Background Publishing

I came to think of a possible implementation and use of the Background Publishing issue.

What if, whenever you hit Publish:

  1. Your scene is saved (into a temporary directory that you cannot see nor touch).
  2. Pyblish launches standalone, either automatically or by hand.
  3. Your plug-ins then operate solely on the saved file, with no interaction with your currently opened file.

Benefits

It would mean support for any host, even those without scripting capabilities, without integration, other than running an external app or in worst case, asking the user to open it themselves once the scene has been saved into the designated location. For example, an artist could save out JPEGs from Photoshop or sculptures from ZBrush and validate those before conforming them to an asset library.

It would also mean publishing without interfering with the scene. A user can publish, it can take however long it takes, and move on with his work undisturbed.

It would also mean publishing can be destructive. That publishing could make permanent changes to the scene before performing any serialisation. For example, it may be desired to bake all keys so as to not bring along any constraints or expressions. As baking alters the scene, this can be difficult and error-prone in the currently opened scene.

Disadvantages

You would be unable to interact with your scene through Pyblish, such as performing repairs or custom actions.

In some cases, publishing can take longer. Although in others, it can go faster.

It may take longer because the scene must be saved prior to publishing and also in cases where deep introspection is needed, such as querying attributes or relationships between nodes within Maya (in which case you need mayapy). It can go faster, because publishing can be done using multiple instances of a host for introspection. For example, it could launch mayapy once per plug-in. E.g. extracting a pointcache and quicktime could each run concurrently.

Compromise

As both the current (foreground publishing) and background publishing have their own pros/cons, it may be ideal to try and get the best of both.

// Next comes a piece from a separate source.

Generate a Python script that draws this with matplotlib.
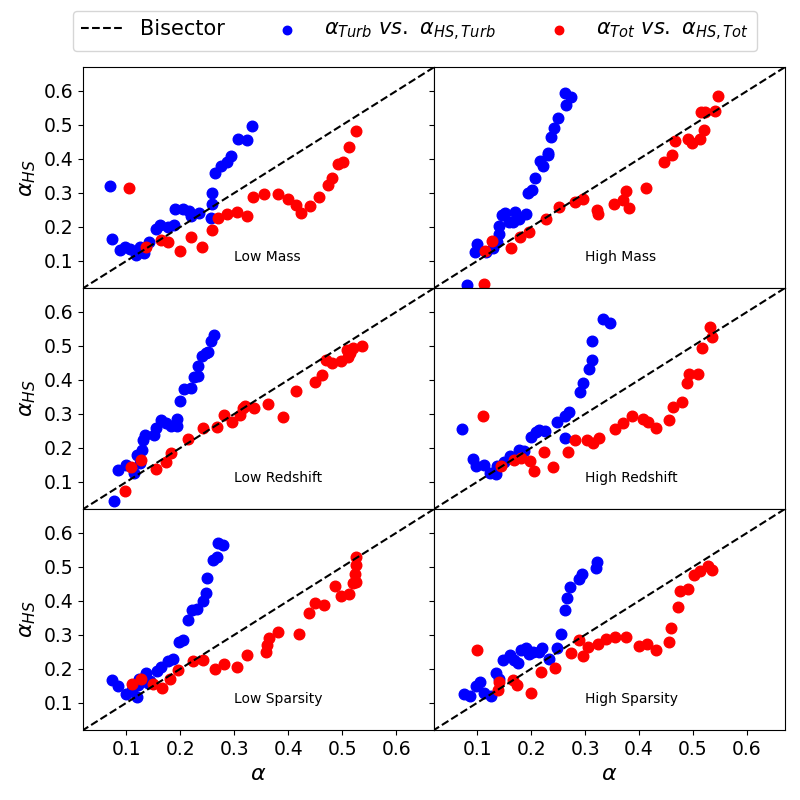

For example, there could be a toggle/setting specifying whether to perform a background or foreground publish. It could be specified at any point prior to publishing, such as per-studio, per-project, per-user or per-publish.

Related

Sounds interesting. You’d have to make sure, that the newly spawned instances have identical environment to the original. Which should be automatically taken care of if the new process is being spawned as a new process from the original, but I have a feeling there might be some unexpected troubles from that.

I’d also be worried about the extra loading times per plugin. On certain networks (our currently for instance), this might be extremely slow.

Fully background publishing might not be the best choice though. I’ve prefer artist to have at least some kind of feedback about what’s going on.

Overall though it’s a very interesting concept worth exploring.

Oo, that is a good point, did not consider that. You’re right in that at least the environment variables should remain identical, or at least can be made identical fairly easily. But in case of having launched the software from a wrapper of sorts, there may be other things happening than simply starting the process; like registering it with some sort of central service discovery. And not to mention taking up another license (?) though I’m not sure how that works when both are being used on the same workstation, which possibly varies depending on the software (?).

Not as straightforward as I would have hoped.

Certainly dependent on the software. Can’t remember from top of my head, but I’ve certainly run into softwares over the past years that took a licence per instance, rather than machine.

Sounds like it limits our options then.

Do you know of any software that allows for a headless copy that doesn’t occupy a license?

Houdini and Nuke allow this for sure. Can’t remember about maya.

That is very good news.

I think the important bit here is that it becomes possible to run things in the background and not necessarily be the only solution. Personally I’m with @mkolar that it’s fine for artists (maybe even preferrable) to directly see what’s going on and immediately get their validations running in the current open scene.

On the other hand there’s batching a lot of publishes. I think it would be great if there was a possibility to just drag and drop files onto a Pyblish tool. Or batch publish a list of file paths with Pyblish in Python.

import pyblish
pyblish.publish_files(files)

I remember batch processing was already being discussed somewhere, but I can’t find it right now. :wink:

I could see this being useful when extracting data that takes a long time. Although I do find when artists wants to publish it is to get feedback or think they are done. In both cases they wouldn’t go back to the work file, so if the extraction failed they would have reopen the file.